I am reading this book, GAUGE FIELDS, KNOTS AND GRAVITY by John Baez and J P Muniain. The author uses the notation $vf$ for the directional derivative along the vector $v$ of the smooth function $f$ on a manifold $M$. The authors later define a vector field(p.25) as
Now, a vector field $v$ on $M$ is defined to be a function from $C^{\infty}(M)$ to $C^{\infty}(M)$ satisfying the following properties: $$ \begin{aligned} v(f+g) & =v(f)+v(g) \\ v(\alpha f) & =\alpha v(f) \\ v(f g) & =v(f) g+f v(g), \end{aligned} $$ for all $f, g \in C^{\infty}(M)$ and $\alpha \in \mathbb{R}$.
the vector field defined here is $v$, which has earlier been defined to be the directional derivative. Going a few pages ahead, on page 41, after defining a 1-form, he writes an example for it which is
$$df(v)=vf$$
So my question is, how is the second case, which is the result of taking the directional derivative of the function $f$, which is another smooth function, become a 1-form and the same thing in the earlier case, although as something which is yet to act on a function, is a vector field.
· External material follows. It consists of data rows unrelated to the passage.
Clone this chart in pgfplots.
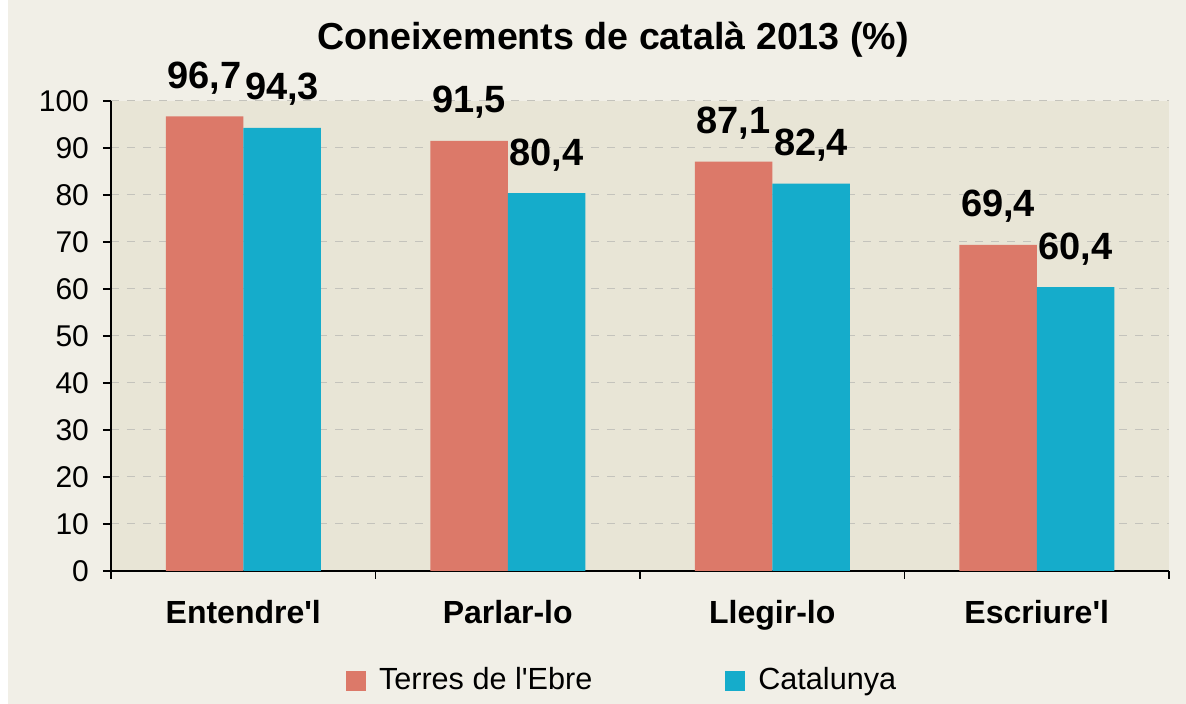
\documentclass[border=0pt]{standalone}
\usepackage{pgfplots}
\pgfplotsset{compat=1.18}
\usepackage{fontspec}
\setmainfont{Liberation Sans}
\definecolor{outerbg}{HTML}{F1EFE7}
\definecolor{plotbg}{HTML}{E8E5D6}
\definecolor{ebre}{HTML}{DC7969}
\definecolor{catc}{HTML}{15ACCB}
\definecolor{gridc}{HTML}{C4C3BC}
\begin{document}
\begin{tikzpicture}
\useasboundingbox (-55.5pt,-66.5pt) rectangle (537.5pt,285.5pt);
\fill[white] (-55.5pt,-66.5pt) rectangle (537.5pt,285.5pt);
\fill[outerbg] (-51.5pt,-66.5pt) rectangle (537.5pt,285.5pt);
\begin{axis}[
  at={(0pt,0pt)}, anchor=south west,
  scale only axis, width=529pt, height=235pt,
  ybar=0pt, bar width=38.75pt,
  xmin=-0.5, xmax=3.5, ymin=0, ymax=100,
  axis x line*=bottom, axis y line*=left,
  axis line style={black, line width=0.6pt},
  axis background/.style={fill=plotbg},
  tick align=outside, major tick length=4pt,
  tick style={black, line width=0.6pt},
  xtick={-0.5,0.5,1.5,2.5,3.5}, xticklabels={},
  extra x ticks={0,1,2,3},
  extra x tick labels={Entendre\textquotesingle l,Parlar-lo,Llegir-lo,Escriure\textquotesingle l},
  extra x tick style={major tick length=0pt, tick style={draw=none}, grid=none,
     xticklabel style={font=\bfseries\fontsize{16}{19}\selectfont, anchor=base, yshift=-26.5pt}},
  ytick={0,10,...,100},
  yticklabel style={font=\fontsize{15}{18}\selectfont, xshift=-3.5pt},
  /pgf/number format/assume math mode=true,
  ymajorgrids, grid style={gridc, dash pattern=on 4pt off 4pt, line width=0.5pt},
  title={Coneixements de català 2013 (\%)},
  title style={at={(0.4745,1)}, anchor=center, yshift=24.5pt, font=\bfseries\fontsize{18.8}{22}\selectfont},
  nodes near coords={\pgfmathprintnumber[fixed,fixed zerofill,precision=1,use comma,assume math mode=true]{\pgfplotspointmeta}},
  every node near coord/.append style={font=\bfseries\fontsize{19}{22}\selectfont, anchor=base, yshift=14pt, black},
  legend style={at={(0.484,-0.232)}, anchor=center, draw=none, fill=none,
     legend columns=2, font=\fontsize{15.3}{18}\selectfont,
     /tikz/every even column/.append style={column sep=64.5pt}},
  legend image code/.code={\fill[#1] (0pt,-5.5pt) rectangle (10pt,4.5pt); \path (14.5pt,0pt);},
]
\addplot[fill=ebre, draw=none] coordinates {(0,96.7) (1,91.5) (2,87.1) (3,69.4)};
\addplot[fill=catc, draw=none] coordinates {(0,94.3) (1,80.4) (2,82.4) (3,60.4)};
\legend{Terres de l\textquotesingle Ebre, Catalunya}
\end{axis}
\end{tikzpicture}
\end{document}
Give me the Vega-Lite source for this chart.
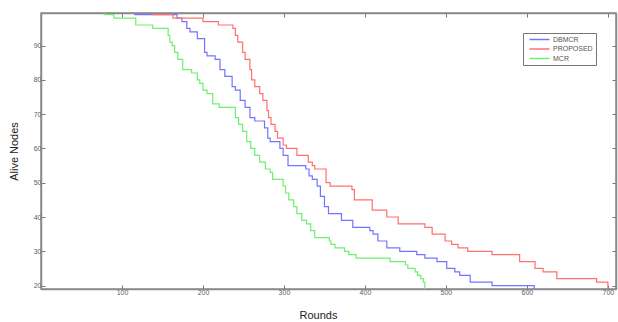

The relation becomes transparent when working with local coordinates $p = (x_1,\ldots,x_n) \in M$. Indeed, then you have : $$ \begin{cases} \displaystyle v(p) = \sum_{i=1}^n v_i\frac{\partial}{\partial x_i} \in T_pM \\ \displaystyle \mathrm{d}f(p) = \sum_{i=1}^n \frac{\partial f}{\partial x_i}\mathrm{d}x_i \in T_p^*M \end{cases} $$ hence $$ \mathrm{d}f(p)(v) = \sum_{i=1}^n \frac{\partial f}{\partial x_i}\mathrm{d}x_i \left(\sum_{j=1}^n v_j\frac{\partial}{\partial x_j}\right) = \sum_{i,j=1}^n v_j\frac{\partial f}{\partial x_i}\mathrm{d}x_i \left(\frac{\partial}{\partial x_j}\right) = \sum_{i=1}^n v_i\frac{\partial f}{\partial x_i} = v(p)(f) $$ because $\mathrm{d}x_i\left(\frac{\partial}{\partial x_j}\right) = \delta_{ij}$, since $\{\mathrm{d}x_i\}_{1\le i\le n}$ is the dual basis of $\left\{\frac{\partial}{\partial x_j}\right\}_{1\le j\le n}$.